Requirement: Copy out every line of the data exactly.

Data provided:

•••

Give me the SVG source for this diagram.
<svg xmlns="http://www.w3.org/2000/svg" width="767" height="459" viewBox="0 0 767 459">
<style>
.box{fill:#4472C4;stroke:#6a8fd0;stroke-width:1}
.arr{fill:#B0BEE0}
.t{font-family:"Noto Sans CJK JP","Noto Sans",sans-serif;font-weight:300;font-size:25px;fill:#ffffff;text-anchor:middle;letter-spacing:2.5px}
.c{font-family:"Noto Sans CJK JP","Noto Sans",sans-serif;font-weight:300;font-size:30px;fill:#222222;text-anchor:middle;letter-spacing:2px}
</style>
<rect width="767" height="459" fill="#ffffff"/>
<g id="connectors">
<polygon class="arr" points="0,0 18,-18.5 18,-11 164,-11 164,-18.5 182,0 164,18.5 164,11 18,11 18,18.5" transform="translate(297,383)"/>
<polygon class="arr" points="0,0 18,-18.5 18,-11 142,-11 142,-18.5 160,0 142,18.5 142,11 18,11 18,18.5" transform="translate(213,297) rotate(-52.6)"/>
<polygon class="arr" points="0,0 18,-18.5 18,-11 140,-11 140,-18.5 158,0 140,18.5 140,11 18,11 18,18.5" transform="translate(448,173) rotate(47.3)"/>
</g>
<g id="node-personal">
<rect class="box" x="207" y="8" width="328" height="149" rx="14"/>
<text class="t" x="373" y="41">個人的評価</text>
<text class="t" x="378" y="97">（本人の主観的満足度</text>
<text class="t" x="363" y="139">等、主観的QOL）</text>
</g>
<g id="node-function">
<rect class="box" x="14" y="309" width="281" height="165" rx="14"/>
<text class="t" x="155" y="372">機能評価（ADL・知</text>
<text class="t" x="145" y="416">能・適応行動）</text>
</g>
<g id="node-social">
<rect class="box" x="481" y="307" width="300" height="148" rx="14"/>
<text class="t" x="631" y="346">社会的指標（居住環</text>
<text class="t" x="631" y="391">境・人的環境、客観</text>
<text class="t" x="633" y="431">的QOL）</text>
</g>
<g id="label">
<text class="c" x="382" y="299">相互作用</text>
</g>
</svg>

•••

Solution to the problem:
Give me the SVG source for this diagram.
<svg xmlns="http://www.w3.org/2000/svg" width="767" height="459" viewBox="0 0 767 459">
<style>
.box{fill:#4472C4;stroke:#6a8fd0;stroke-width:1}
.arr{fill:#B0BEE0}
.t{font-family:"Noto Sans CJK JP","Noto Sans",sans-serif;font-weight:300;font-size:25px;fill:#ffffff;text-anchor:middle;letter-spacing:2.5px}
.c{font-family:"Noto Sans CJK JP","Noto Sans",sans-serif;font-weight:300;font-size:30px;fill:#222222;text-anchor:middle;letter-spacing:2px}
</style>
<rect width="767" height="459" fill="#ffffff"/>
<g id="connectors">
<polygon class="arr" points="0,0 18,-18.5 18,-11 164,-11 164,-18.5 182,0 164,18.5 164,11 18,11 18,18.5" transform="translate(297,383)"/>
<polygon class="arr" points="0,0 18,-18.5 18,-11 142,-11 142,-18.5 160,0 142,18.5 142,11 18,11 18,18.5" transform="translate(213,297) rotate(-52.6)"/>
<polygon class="arr" points="0,0 18,-18.5 18,-11 140,-11 140,-18.5 158,0 140,18.5 140,11 18,11 18,18.5" transform="translate(448,173) rotate(47.3)"/>
</g>
<g id="node-personal">
<rect class="box" x="207" y="8" width="328" height="149" rx="14"/>
<text class="t" x="373" y="41">個人的評価</text>
<text class="t" x="378" y="97">（本人の主観的満足度</text>
<text class="t" x="363" y="139">等、主観的QOL）</text>
</g>
<g id="node-function">
<rect class="box" x="14" y="309" width="281" height="165" rx="14"/>
<text class="t" x="155" y="372">機能評価（ADL・知</text>
<text class="t" x="145" y="416">能・適応行動）</text>
</g>
<g id="node-social">
<rect class="box" x="481" y="307" width="300" height="148" rx="14"/>
<text class="t" x="631" y="346">社会的指標（居住環</text>
<text class="t" x="631" y="391">境・人的環境、客観</text>
<text class="t" x="633" y="431">的QOL）</text>
</g>
<g id="label">
<text class="c" x="382" y="299">相互作用</text>
</g>
</svg>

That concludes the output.